"""

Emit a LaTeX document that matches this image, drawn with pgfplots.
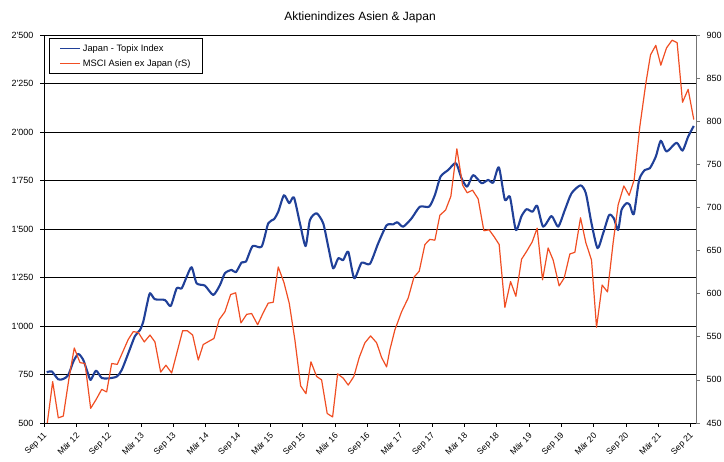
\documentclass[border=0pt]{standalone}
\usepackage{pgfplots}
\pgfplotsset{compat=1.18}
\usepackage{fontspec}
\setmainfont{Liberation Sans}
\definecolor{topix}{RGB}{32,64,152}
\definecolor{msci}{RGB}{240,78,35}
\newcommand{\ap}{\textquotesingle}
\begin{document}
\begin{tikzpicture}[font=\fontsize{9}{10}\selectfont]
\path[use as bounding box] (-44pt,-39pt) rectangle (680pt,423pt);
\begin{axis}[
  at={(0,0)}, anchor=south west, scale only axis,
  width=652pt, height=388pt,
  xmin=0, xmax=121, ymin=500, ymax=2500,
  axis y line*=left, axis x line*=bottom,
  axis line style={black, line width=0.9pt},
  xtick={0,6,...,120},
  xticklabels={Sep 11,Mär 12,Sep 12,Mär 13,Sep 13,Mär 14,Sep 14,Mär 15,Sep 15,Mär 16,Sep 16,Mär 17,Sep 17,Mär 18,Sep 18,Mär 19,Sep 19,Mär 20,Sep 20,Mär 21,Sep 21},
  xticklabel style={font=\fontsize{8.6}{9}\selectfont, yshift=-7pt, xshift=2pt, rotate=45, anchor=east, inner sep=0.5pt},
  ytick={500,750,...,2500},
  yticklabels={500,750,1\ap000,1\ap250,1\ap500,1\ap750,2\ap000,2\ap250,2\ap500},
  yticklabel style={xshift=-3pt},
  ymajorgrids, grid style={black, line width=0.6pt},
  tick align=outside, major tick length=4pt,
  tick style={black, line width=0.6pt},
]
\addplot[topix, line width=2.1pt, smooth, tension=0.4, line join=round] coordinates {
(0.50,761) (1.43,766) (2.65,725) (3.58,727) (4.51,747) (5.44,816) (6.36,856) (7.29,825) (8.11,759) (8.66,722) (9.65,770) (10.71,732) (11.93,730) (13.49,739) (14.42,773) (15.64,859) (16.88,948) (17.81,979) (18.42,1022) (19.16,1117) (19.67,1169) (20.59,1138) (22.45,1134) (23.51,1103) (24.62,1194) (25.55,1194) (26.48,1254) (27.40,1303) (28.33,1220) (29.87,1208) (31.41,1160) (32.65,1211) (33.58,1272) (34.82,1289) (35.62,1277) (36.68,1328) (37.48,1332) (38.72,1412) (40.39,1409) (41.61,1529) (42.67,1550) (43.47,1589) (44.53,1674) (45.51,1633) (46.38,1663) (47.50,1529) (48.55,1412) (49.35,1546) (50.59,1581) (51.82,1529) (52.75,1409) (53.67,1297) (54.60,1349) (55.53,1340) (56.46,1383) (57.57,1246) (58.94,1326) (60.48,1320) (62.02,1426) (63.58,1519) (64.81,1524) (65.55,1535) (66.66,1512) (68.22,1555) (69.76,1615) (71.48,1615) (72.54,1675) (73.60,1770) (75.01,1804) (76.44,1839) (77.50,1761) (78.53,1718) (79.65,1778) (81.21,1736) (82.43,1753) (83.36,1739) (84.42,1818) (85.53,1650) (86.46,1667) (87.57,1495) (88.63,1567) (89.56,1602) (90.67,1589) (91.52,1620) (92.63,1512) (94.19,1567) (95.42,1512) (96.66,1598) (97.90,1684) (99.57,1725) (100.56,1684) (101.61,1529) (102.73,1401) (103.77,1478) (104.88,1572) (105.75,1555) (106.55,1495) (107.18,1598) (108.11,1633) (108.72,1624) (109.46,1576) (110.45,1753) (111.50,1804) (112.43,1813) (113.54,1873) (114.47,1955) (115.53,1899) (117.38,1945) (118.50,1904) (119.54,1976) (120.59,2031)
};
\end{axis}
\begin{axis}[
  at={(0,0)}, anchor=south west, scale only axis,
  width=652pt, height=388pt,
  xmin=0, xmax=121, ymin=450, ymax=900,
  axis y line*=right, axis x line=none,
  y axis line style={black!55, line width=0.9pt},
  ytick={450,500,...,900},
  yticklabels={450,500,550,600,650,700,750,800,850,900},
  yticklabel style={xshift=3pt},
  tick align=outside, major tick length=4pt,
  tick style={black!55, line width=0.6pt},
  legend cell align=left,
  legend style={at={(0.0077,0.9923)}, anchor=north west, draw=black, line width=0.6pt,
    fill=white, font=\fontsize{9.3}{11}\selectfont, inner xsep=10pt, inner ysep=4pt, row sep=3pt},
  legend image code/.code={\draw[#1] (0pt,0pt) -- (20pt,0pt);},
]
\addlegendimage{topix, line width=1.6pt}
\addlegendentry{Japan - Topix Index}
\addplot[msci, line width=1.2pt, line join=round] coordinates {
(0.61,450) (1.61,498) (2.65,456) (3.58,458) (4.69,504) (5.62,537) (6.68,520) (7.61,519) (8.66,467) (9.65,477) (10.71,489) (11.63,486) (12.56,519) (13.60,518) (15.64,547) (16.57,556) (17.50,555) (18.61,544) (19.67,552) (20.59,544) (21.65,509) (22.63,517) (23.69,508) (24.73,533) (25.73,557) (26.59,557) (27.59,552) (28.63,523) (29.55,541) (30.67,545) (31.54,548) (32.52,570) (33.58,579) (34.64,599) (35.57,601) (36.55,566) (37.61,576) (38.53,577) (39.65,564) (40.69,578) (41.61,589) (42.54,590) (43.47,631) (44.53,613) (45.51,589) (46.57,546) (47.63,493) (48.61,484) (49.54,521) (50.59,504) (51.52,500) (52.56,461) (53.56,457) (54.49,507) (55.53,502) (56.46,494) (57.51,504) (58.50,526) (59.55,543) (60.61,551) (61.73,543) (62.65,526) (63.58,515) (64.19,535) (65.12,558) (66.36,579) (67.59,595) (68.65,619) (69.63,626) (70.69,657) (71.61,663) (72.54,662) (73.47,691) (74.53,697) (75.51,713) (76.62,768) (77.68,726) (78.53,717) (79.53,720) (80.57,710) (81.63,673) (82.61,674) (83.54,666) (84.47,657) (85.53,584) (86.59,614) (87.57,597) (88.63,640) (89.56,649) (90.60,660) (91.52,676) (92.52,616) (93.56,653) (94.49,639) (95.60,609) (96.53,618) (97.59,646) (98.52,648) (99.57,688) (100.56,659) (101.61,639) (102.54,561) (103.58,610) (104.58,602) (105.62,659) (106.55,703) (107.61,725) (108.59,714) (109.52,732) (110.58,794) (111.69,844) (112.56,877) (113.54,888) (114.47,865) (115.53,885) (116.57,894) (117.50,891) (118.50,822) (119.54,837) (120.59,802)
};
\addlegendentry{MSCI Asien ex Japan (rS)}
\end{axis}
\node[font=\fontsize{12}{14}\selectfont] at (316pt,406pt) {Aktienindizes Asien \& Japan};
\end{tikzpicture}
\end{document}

"""

# Task details
Drop the images and repeat the data exactly.

# Worked solution
Emit a LaTeX document that matches this image, drawn with pgfplots.
\documentclass[border=0pt]{standalone}
\usepackage{pgfplots}
\pgfplotsset{compat=1.18}
\usepackage{fontspec}
\setmainfont{Liberation Sans}
\definecolor{topix}{RGB}{32,64,152}
\definecolor{msci}{RGB}{240,78,35}
\newcommand{\ap}{\textquotesingle}
\begin{document}
\begin{tikzpicture}[font=\fontsize{9}{10}\selectfont]
\path[use as bounding box] (-44pt,-39pt) rectangle (680pt,423pt);
\begin{axis}[
  at={(0,0)}, anchor=south west, scale only axis,
  width=652pt, height=388pt,
  xmin=0, xmax=121, ymin=500, ymax=2500,
  axis y line*=left, axis x line*=bottom,
  axis line style={black, line width=0.9pt},
  xtick={0,6,...,120},
  xticklabels={Sep 11,Mär 12,Sep 12,Mär 13,Sep 13,Mär 14,Sep 14,Mär 15,Sep 15,Mär 16,Sep 16,Mär 17,Sep 17,Mär 18,Sep 18,Mär 19,Sep 19,Mär 20,Sep 20,Mär 21,Sep 21},
  xticklabel style={font=\fontsize{8.6}{9}\selectfont, yshift=-7pt, xshift=2pt, rotate=45, anchor=east, inner sep=0.5pt},
  ytick={500,750,...,2500},
  yticklabels={500,750,1\ap000,1\ap250,1\ap500,1\ap750,2\ap000,2\ap250,2\ap500},
  yticklabel style={xshift=-3pt},
  ymajorgrids, grid style={black, line width=0.6pt},
  tick align=outside, major tick length=4pt,
  tick style={black, line width=0.6pt},
]
\addplot[topix, line width=2.1pt, smooth, tension=0.4, line join=round] coordinates {
(0.50,761) (1.43,766) (2.65,725) (3.58,727) (4.51,747) (5.44,816) (6.36,856) (7.29,825) (8.11,759) (8.66,722) (9.65,770) (10.71,732) (11.93,730) (13.49,739) (14.42,773) (15.64,859) (16.88,948) (17.81,979) (18.42,1022) (19.16,1117) (19.67,1169) (20.59,1138) (22.45,1134) (23.51,1103) (24.62,1194) (25.55,1194) (26.48,1254) (27.40,1303) (28.33,1220) (29.87,1208) (31.41,1160) (32.65,1211) (33.58,1272) (34.82,1289) (35.62,1277) (36.68,1328) (37.48,1332) (38.72,1412) (40.39,1409) (41.61,1529) (42.67,1550) (43.47,1589) (44.53,1674) (45.51,1633) (46.38,1663) (47.50,1529) (48.55,1412) (49.35,1546) (50.59,1581) (51.82,1529) (52.75,1409) (53.67,1297) (54.60,1349) (55.53,1340) (56.46,1383) (57.57,1246) (58.94,1326) (60.48,1320) (62.02,1426) (63.58,1519) (64.81,1524) (65.55,1535) (66.66,1512) (68.22,1555) (69.76,1615) (71.48,1615) (72.54,1675) (73.60,1770) (75.01,1804) (76.44,1839) (77.50,1761) (78.53,1718) (79.65,1778) (81.21,1736) (82.43,1753) (83.36,1739) (84.42,1818) (85.53,1650) (86.46,1667) (87.57,1495) (88.63,1567) (89.56,1602) (90.67,1589) (91.52,1620) (92.63,1512) (94.19,1567) (95.42,1512) (96.66,1598) (97.90,1684) (99.57,1725) (100.56,1684) (101.61,1529) (102.73,1401) (103.77,1478) (104.88,1572) (105.75,1555) (106.55,1495) (107.18,1598) (108.11,1633) (108.72,1624) (109.46,1576) (110.45,1753) (111.50,1804) (112.43,1813) (113.54,1873) (114.47,1955) (115.53,1899) (117.38,1945) (118.50,1904) (119.54,1976) (120.59,2031)
};
\end{axis}
\begin{axis}[
  at={(0,0)}, anchor=south west, scale only axis,
  width=652pt, height=388pt,
  xmin=0, xmax=121, ymin=450, ymax=900,
  axis y line*=right, axis x line=none,
  y axis line style={black!55, line width=0.9pt},
  ytick={450,500,...,900},
  yticklabels={450,500,550,600,650,700,750,800,850,900},
  yticklabel style={xshift=3pt},
  tick align=outside, major tick length=4pt,
  tick style={black!55, line width=0.6pt},
  legend cell align=left,
  legend style={at={(0.0077,0.9923)}, anchor=north west, draw=black, line width=0.6pt,
    fill=white, font=\fontsize{9.3}{11}\selectfont, inner xsep=10pt, inner ysep=4pt, row sep=3pt},
  legend image code/.code={\draw[#1] (0pt,0pt) -- (20pt,0pt);},
]
\addlegendimage{topix, line width=1.6pt}
\addlegendentry{Japan - Topix Index}
\addplot[msci, line width=1.2pt, line join=round] coordinates {
(0.61,450) (1.61,498) (2.65,456) (3.58,458) (4.69,504) (5.62,537) (6.68,520) (7.61,519) (8.66,467) (9.65,477) (10.71,489) (11.63,486) (12.56,519) (13.60,518) (15.64,547) (16.57,556) (17.50,555) (18.61,544) (19.67,552) (20.59,544) (21.65,509) (22.63,517) (23.69,508) (24.73,533) (25.73,557) (26.59,557) (27.59,552) (28.63,523) (29.55,541) (30.67,545) (31.54,548) (32.52,570) (33.58,579) (34.64,599) (35.57,601) (36.55,566) (37.61,576) (38.53,577) (39.65,564) (40.69,578) (41.61,589) (42.54,590) (43.47,631) (44.53,613) (45.51,589) (46.57,546) (47.63,493) (48.61,484) (49.54,521) (50.59,504) (51.52,500) (52.56,461) (53.56,457) (54.49,507) (55.53,502) (56.46,494) (57.51,504) (58.50,526) (59.55,543) (60.61,551) (61.73,543) (62.65,526) (63.58,515) (64.19,535) (65.12,558) (66.36,579) (67.59,595) (68.65,619) (69.63,626) (70.69,657) (71.61,663) (72.54,662) (73.47,691) (74.53,697) (75.51,713) (76.62,768) (77.68,726) (78.53,717) (79.53,720) (80.57,710) (81.63,673) (82.61,674) (83.54,666) (84.47,657) (85.53,584) (86.59,614) (87.57,597) (88.63,640) (89.56,649) (90.60,660) (91.52,676) (92.52,616) (93.56,653) (94.49,639) (95.60,609) (96.53,618) (97.59,646) (98.52,648) (99.57,688) (100.56,659) (101.61,639) (102.54,561) (103.58,610) (104.58,602) (105.62,659) (106.55,703) (107.61,725) (108.59,714) (109.52,732) (110.58,794) (111.69,844) (112.56,877) (113.54,888) (114.47,865) (115.53,885) (116.57,894) (117.50,891) (118.50,822) (119.54,837) (120.59,802)
};
\addlegendentry{MSCI Asien ex Japan (rS)}
\end{axis}
\node[font=\fontsize{12}{14}\selectfont] at (316pt,406pt) {Aktienindizes Asien \& Japan};
\end{tikzpicture}
\end{document}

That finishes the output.